Florida springs tour
- Time:
- Tuesday, November 5th, 7:30 am to 4:00 pm
- Location:
- Depart from Conference Center lobby; additional cost, registration required, limit 40.
For Anna-Lisa Paul, taking plants into a space is a way of understanding just what they’re made of. Challenged to survive outside their ancestral environment, plants leverage a unique genetic toolkit to adapt to new challenges; in the process, they reveal how they work. Using zero-g experiments, for example, Paul and her colleagues achieved a new understanding of how plants’ roots grow, upending a long-held theory that gravity holds the key. She is currently combining parabolic flight and orbital experiments with imaging and gene expression studies. Fully understanding how plants survive and grow under extreme conditions, she says, will advance the biology needed to understand how all higher organisms survive in space. Not to mention the practical importance of having a packet of hardy seeds along on your journey. “You don’t go anywhere without your plants,” says Paul. “Plants will find a way. They’ll survive, and they’ll give us what we need.”

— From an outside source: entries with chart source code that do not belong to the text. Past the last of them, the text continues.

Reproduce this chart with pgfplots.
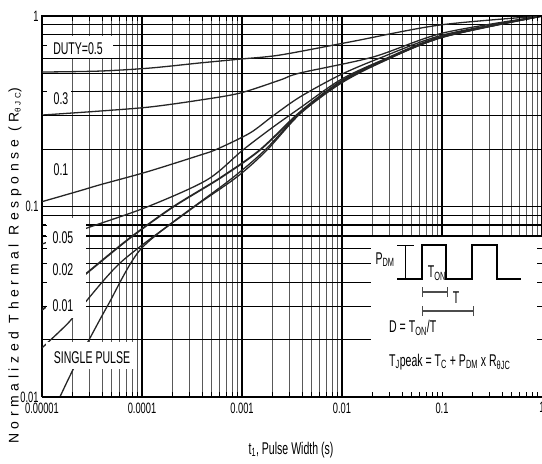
\documentclass[border=0pt]{standalone}
\usepackage{fontspec}
\setmainfont{Liberation Sans}[FakeStretch=0.62]
\newfontfamily\ylabfont{Liberation Sans}[LetterSpace=33]
\usepackage{pgfplots}
\pgfplotsset{compat=1.18}
% grid under the curves, ticks above the white boxes
\pgfplotsset{
  layers/gridunder/.define layer set={axis background,axis grid,pre main,main,axis ticks,axis lines,axis tick labels,axis descriptions,axis foreground}{/pgfplots/layers/standard},
  curve/.style={black!85, line width=1.3pt, smooth, tension=0.5, no markers, solid},
}
\newcommand{\lab}{\fontsize{17}{17}\selectfont}

\begin{document}
\begin{tikzpicture}
\begin{axis}[
  set layers=gridunder,
  xmode=log, ymode=log,
  scale only axis, width=500pt, height=381pt,
  xmin=1e-5, xmax=1, ymin=0.01, ymax=1,
  grid=both,
  major grid style={black, line width=1.1pt},
  minor y grid style={black, line width=1.1pt},
  minor x grid style={black!65, line width=1.1pt},
  axis line style={black, line width=1pt},
  tick align=inside,
  major tick length=5pt, minor tick length=5pt,
  every tick/.style={black, line width=0.8pt},
  xtick={1e-5,1e-4,1e-3,1e-2,1e-1,1},
  xticklabels={0.00001,0.0001,0.001,0.01,0.1,1},
  ytick={0.01,0.1,1},
  yticklabels={0.01,0.1,1},
  tick label style={font=\fontsize{15}{15}\selectfont},
  xticklabel style={yshift=-2pt},
]
% D = 0.5
\addplot[curve] coordinates {(1e-5,0.508) (3.8e-5,0.514) (1.2e-4,0.533) (3.8e-4,0.567) (9.55e-4,0.594) (2.4e-3,0.624) (1.2e-2,0.731) (0.0955,0.897) (1,1)};
% D = 0.3
\addplot[curve] coordinates {(1e-5,0.302) (3.8e-5,0.317) (1.2e-4,0.333) (3.8e-4,0.362) (9.55e-4,0.394) (2.4e-3,0.461) (3.8e-3,0.502) (2.04e-2,0.609) (0.102,0.814) (1,1)};
% D = 0.1
\addplot[curve] coordinates {(1e-5,0.106) (2.4e-5,0.121) (3.8e-5,0.130) (1.12e-4,0.152) (3.8e-4,0.186) (5.62e-4,0.200) (1.2e-3,0.243) (2.04e-3,0.299) (3.8e-3,0.376) (9.55e-3,0.490) (2.4e-2,0.602) (0.102,0.795) (1,1)};
% D = 0.05
\addplot[curve] coordinates {(1e-5,0.0635) (2.82e-5,0.0771) (1.12e-4,0.0994) (4.47e-4,0.138) (1.02e-3,0.198) (2.04e-3,0.261) (3.8e-3,0.329) (9.55e-3,0.461) (2.4e-2,0.580) (0.102,0.785) (1,1)};
% D = 0.02
\addplot[curve, line width=1.8pt] coordinates {(1e-5,0.0286) (2.82e-5,0.0448) (7.59e-5,0.0684) (2.04e-4,0.0994) (6.03e-4,0.141) (1.51e-3,0.198) (3.8e-3,0.313) (9.55e-3,0.451) (2.4e-2,0.573) (0.102,0.776) (1,1)};
% D = 0.01
\addplot[curve] coordinates {(1e-5,0.0181) (1.82e-5,0.0244) (2.57e-5,0.0304) (6.03e-5,0.0505) (2.04e-4,0.0829) (7.59e-4,0.138) (1.7e-3,0.198) (3.8e-3,0.310) (9.55e-3,0.445) (2.4e-2,0.573) (0.102,0.776) (1,1)};
% single pulse
\addplot[curve] coordinates {(1.51e-5,0.01) (2.04e-5,0.0139) (3.02e-5,0.0204) (4.57e-5,0.0304) (9.55e-5,0.0591) (3.02e-4,0.0959) (8.91e-4,0.143) (1.78e-3,0.198) (3.8e-3,0.306) (9.55e-3,0.440) (2.4e-2,0.567) (0.102,0.776) (1,1)};

% white label boxes
\fill[white] (axis description cs:0.008,0.890) rectangle (axis description cs:0.142,0.948);
\fill[white] (axis description cs:0.008,0.759) rectangle (axis description cs:0.058,0.822);
\fill[white] (axis description cs:0.008,0.207) rectangle (axis description cs:0.088,0.470);
\fill[white] (axis description cs:0.008,0.073) rectangle (axis description cs:0.186,0.144);
\fill[white] (axis description cs:0.658,0) rectangle (axis description cs:1,0.42);

\node[font=\lab] at (axis description cs:0.072,0.913) {DUTY=0.5};
\node[font=\lab] at (axis description cs:0.038,0.782) {0.3};
\node[font=\lab] at (axis description cs:0.038,0.596) {0.1};
\node[font=\lab] at (axis description cs:0.042,0.417) {0.05};
\node[font=\lab] at (axis description cs:0.042,0.333) {0.02};
\node[font=\lab] at (axis description cs:0.042,0.241) {0.01};
\node[font=\lab] at (axis description cs:0.100,0.102) {SINGLE PULSE};

% inset
\draw[black, line width=1.1pt] (axis description cs:0.710,0.3097) -- (axis description cs:0.760,0.3097) -- (axis description cs:0.760,0.399) -- (axis description cs:0.808,0.399) -- (axis description cs:0.808,0.3097) -- (axis description cs:0.860,0.3097) -- (axis description cs:0.860,0.399) -- (axis description cs:0.910,0.399) -- (axis description cs:0.910,0.3097) -- (axis description cs:0.958,0.3097);
\draw[black, line width=0.9pt] (axis description cs:0.726,0.3097) -- (axis description cs:0.726,0.399);
\draw[black, line width=0.9pt] (axis description cs:0.710,0.399) -- (axis description cs:0.744,0.399);
\draw[black!70, line width=1.1pt] (axis description cs:0.762,0.2756) -- (axis description cs:0.810,0.2756);
\draw[black!70, line width=1pt] (axis description cs:0.762,0.262) -- (axis description cs:0.762,0.289);
\draw[black!70, line width=1pt] (axis description cs:0.810,0.262) -- (axis description cs:0.810,0.289);
\draw[black!70, line width=1.1pt] (axis description cs:0.762,0.2257) -- (axis description cs:0.862,0.2257);
\draw[black!70, line width=1pt] (axis description cs:0.762,0.212) -- (axis description cs:0.762,0.239);
\draw[black!70, line width=1pt] (axis description cs:0.862,0.212) -- (axis description cs:0.862,0.239);
\node[font=\lab] at (axis description cs:0.686,0.360) {P\textsubscript{DM}};
\node[font=\lab] at (axis description cs:0.790,0.325) {T\textsubscript{ON}};
\node[font=\lab] at (axis description cs:0.828,0.262) {T};
\node[font=\lab, anchor=west, inner sep=0] at (axis description cs:0.694,0.181) {D = T\textsubscript{ON}/T};
\node[font=\lab, anchor=west, inner sep=0] at (axis description cs:0.694,0.092) {T\textsubscript{J}peak = T\textsubscript{C} + P\textsubscript{DM} x R\textsubscript{θJC}};
\end{axis}
\node[rotate=90, font=\ylabfont\fontsize{14}{14}\selectfont] at (-27pt,131pt) {Normalized Thermal Response (R\raisebox{-2pt}{\fontsize{8}{8}\selectfont θJC})};
\node[font=\lab] at (249pt,-53pt) {t\textsubscript{1}, Pulse Width (s)};
\pgfresetboundingbox
\path[use as bounding box] (-42pt,-67pt) rectangle (500pt,397pt);
\end{tikzpicture}
\end{document}
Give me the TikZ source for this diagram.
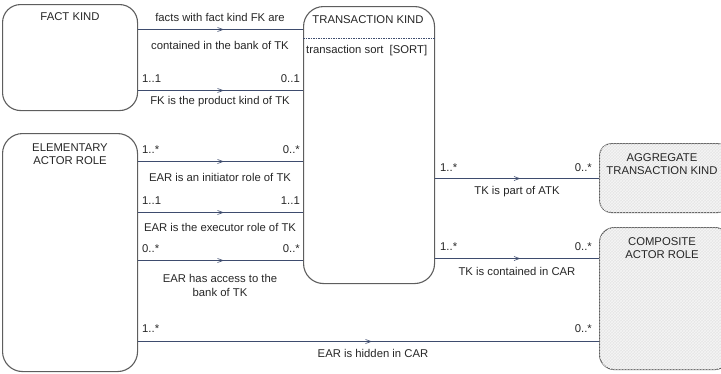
\documentclass[tikz,border=0pt]{standalone}
\usepackage{fontspec}
\setmainfont{Liberation Sans}
\usetikzlibrary{arrows.meta,decorations.markings,patterns}
\definecolor{lnc}{HTML}{3E4C6E}
\definecolor{bxc}{HTML}{5E5E5E}
\definecolor{shd}{HTML}{E6E6E6}
\tikzset{
  x=1pt,y=-1pt,
  box/.style={draw=bxc,line width=1.1pt,fill=white,anchor=north west,inner sep=0pt},
  gbox/.style={box,fill=shd,postaction={pattern=crosshatch,pattern color=white!60!shd}},
  ttl/.style={font=\fontsize{11.3}{13}\selectfont,align=center,inner sep=0pt,text=black!85},
  lbl/.style={font=\fontsize{11.3}{14}\selectfont,inner sep=0pt,text=black!85,align=center},
  rel/.style={draw=lnc,line width=0.8pt,postaction={decorate},
    decoration={markings,mark=at position 0.5 with {\draw[lnc,line width=0.6pt] (-3,2.5) -- (2.5,0.5) -- (-3,-1.5);}}},
}
\begin{document}
\begin{tikzpicture}
\useasboundingbox (0,0) rectangle (721,373);
\begin{scope}
\clip (0,0) rectangle (721,373);
% boxes
\node[box,rounded corners=18pt,minimum width=135pt,minimum height=106pt] (fk) at (2,4) {};
\node[box,rounded corners=20pt,minimum width=131pt,minimum height=277pt] (tk) at (303,6) {};
\node[box,rounded corners=20pt,minimum width=135pt,minimum height=238pt] (ear) at (2,133) {};
\node[gbox,rounded corners=12pt,minimum width=130pt,minimum height=69pt] (atk) at (599,143) {};
\node[gbox,rounded corners=15pt,minimum width=130pt,minimum height=142pt] (car) at (599,227) {};
\end{scope}
% titles
\node[ttl] (fkt) at (70,17) {FACT KIND};
\node[ttl] (tkt) at (368,20) {TRANSACTION KIND};
\draw[lnc,dash pattern=on 1.5pt off 1pt,line width=0.6pt] (tk.west |- 0,38) -- (tk.east |- 0,38);
\node[lbl,anchor=west] (tks) at (306,51) {transaction sort\ \ [SORT]};
\node[ttl] (eart) at (70,154) {ELEMENTARY\\ACTOR ROLE};
\node[ttl] (atkt) at (662,164) {AGGREGATE\\TRANSACTION KIND};
\node[ttl] (cart) at (662,248) {COMPOSITE\\ACTOR ROLE};
% relations
\draw[rel] (fk.east |- 0,29) -- (tk.west |- 0,29);
\node[lbl] (r1a) at (220,17) {facts with fact kind FK are};
\node[lbl] (r1b) at (220,45) {contained in the bank of TK};

\draw[rel] (fk.east |- 0,90) -- (tk.west |- 0,90);
\node[lbl,anchor=west] (r2l) at (142,79) {1..1};
\node[lbl,anchor=east] (r2r) at (300,79) {0..1};
\node[lbl] (r2) at (220,102) {FK is the product kind of TK};

\draw[rel] (ear.east |- 0,161) -- (tk.west |- 0,161);
\node[lbl,anchor=west] (r3l) at (142,150) {1..*};
\node[lbl,anchor=east] (r3r) at (300,150) {0..*};
\node[lbl] (r3) at (220,177) {EAR is an initiator role of TK};

\draw[rel] (ear.east |- 0,212) -- (tk.west |- 0,212);
\node[lbl,anchor=west] (r4l) at (142,201) {1..1};
\node[lbl,anchor=east] (r4r) at (300,201) {1..1};
\node[lbl] (r4) at (220,227) {EAR is the executor role of TK};

\draw[rel] (ear.east |- 0,260) -- (tk.west |- 0,260);
\node[lbl,anchor=west] (r5l) at (142,249) {0..*};
\node[lbl,anchor=east] (r5r) at (300,249) {0..*};
\node[lbl] (r5) at (220,285) {EAR has access to the\\bank of TK};

\draw[rel] (tk.east |- 0,178) -- (atk.west |- 0,178);
\node[lbl,anchor=west] (r6l) at (440,168) {1..*};
\node[lbl,anchor=east] (r6r) at (592,168) {0..*};
\node[lbl] (r6) at (517,192) {TK is part of ATK};

\draw[rel] (tk.east |- 0,258) -- (car.west |- 0,258);
\node[lbl,anchor=west] (r7l) at (440,247) {1..*};
\node[lbl,anchor=east] (r7r) at (592,247) {0..*};
\node[lbl] (r7) at (517,271) {TK is contained in CAR};

\draw[rel] (ear.east |- 0,341) -- (car.west |- 0,341);
\node[lbl,anchor=west] (r8l) at (142,329) {1..*};
\node[lbl,anchor=east] (r8r) at (592,329) {0..*};
\node[lbl] (r8) at (373,353) {EAR is hidden in CAR};
\end{tikzpicture}
\end{document}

For more information, see the CASW website.
However popular, useful and abundant they are, dogs hold many mysteries. For one thing, just how did they come to be? Clive Wynne has been traveling the world to re-examine evidence supporting two dominant ideas: the “hunter’s helper” and “dumpster diver” theories. Wynne, who conducts behavioral research with both dogs and wolves, focuses on such issues as how the first dogs achieved the reproductive isolation needed to create a canid subspecies. Behavioral and genetic details revealed by recent research on dogs and wolves, he says, call for revising the story of this “obligatory symbiont.” It's likely the ancestors of dogs effectively domesticated themselves, jolted along their way by genetic accident.
For more information, see the CASW website.
For years, tiny organic particles in the air we breath have bedeviled climate modelers. Some of these particles are byproducts of human activity; others can be traced to oxidized gas molecules emitted by trees. These particles play a significant role in climate and have the remarkable habit of trapping toxic pollutants and transporting them from industrial regions to the pristine arctic. So far, models have been able to explain at best one-tenth of the organics actually measured in the atmosphere. Such large inaccuracies throw wrenches into attempts to accurately represent cloud formation and other processes in climate models. Alla Zelenyuk has tackled this discrepancy by building a system, called SPLAT, that measures many of the key properties of a single nanoparticle all at once. Most recently, she's been able to combine laboratory and field findings to remove the troubling discrepancy between data and models in a major data set from Mexico City.
For more information, see the CASW website.
Matthew Breen knows the source of the cancers common in purebred dogs: people. As we bred dogs for behavioral and appearance traits, humans unwittingly selected for susceptibility to maladies including retinal atrophy, hip dysplasia and certain cancers. But genomic studies have revealed a silver lining: Research on these inbred populations can radically accelerate progress on cancers shared by humans and their loyal companions. By looking at 150 dogs with lymphoma, Breen and colleagues identified a genetic signature that predicts how long a dog will respond to chemotherapy. The same signature, found in corresponding regions of the human genome, might also help doctors refine the prognosis for human lymphoma patients. There is so much genetic diversity in humans that locating it otherwise would have taken many years. Breen is working with breeders to reduce defective genes from kennel populations in a controlled and effective way, while collaborating with labs seeking clues to human cancer. “Within [the canine] genome,” he says, “we’re starting to find the answers we’ve been looking for in our own genome for 50 years.”
For more information, see the CASW website.
After decades of effort, gene therapy is happening: In November 2012, the European Commission approved a viral gene therapy for a rare metabolic syndrome causing pancreatitis, while clinical trials are well under way for a treatment for a rare form of blindness. Both therapies use adeno-associated viruses (AAVs) as a vector for delivering genes to the cell nucleus. But the pursuit of viral vectors for gene therapy and the battle against pathogenic viruses are both hampered by the subtle shape-shifting of viruses and the immune system’s equally dynamic response to them. Mavis Agbandje-McKenna will describe what structural virologists are doing to understand how AAVs recognize cell-surface receptors, traffic genes into the cell, fend off antibodies and then release and replicate in the nucleus.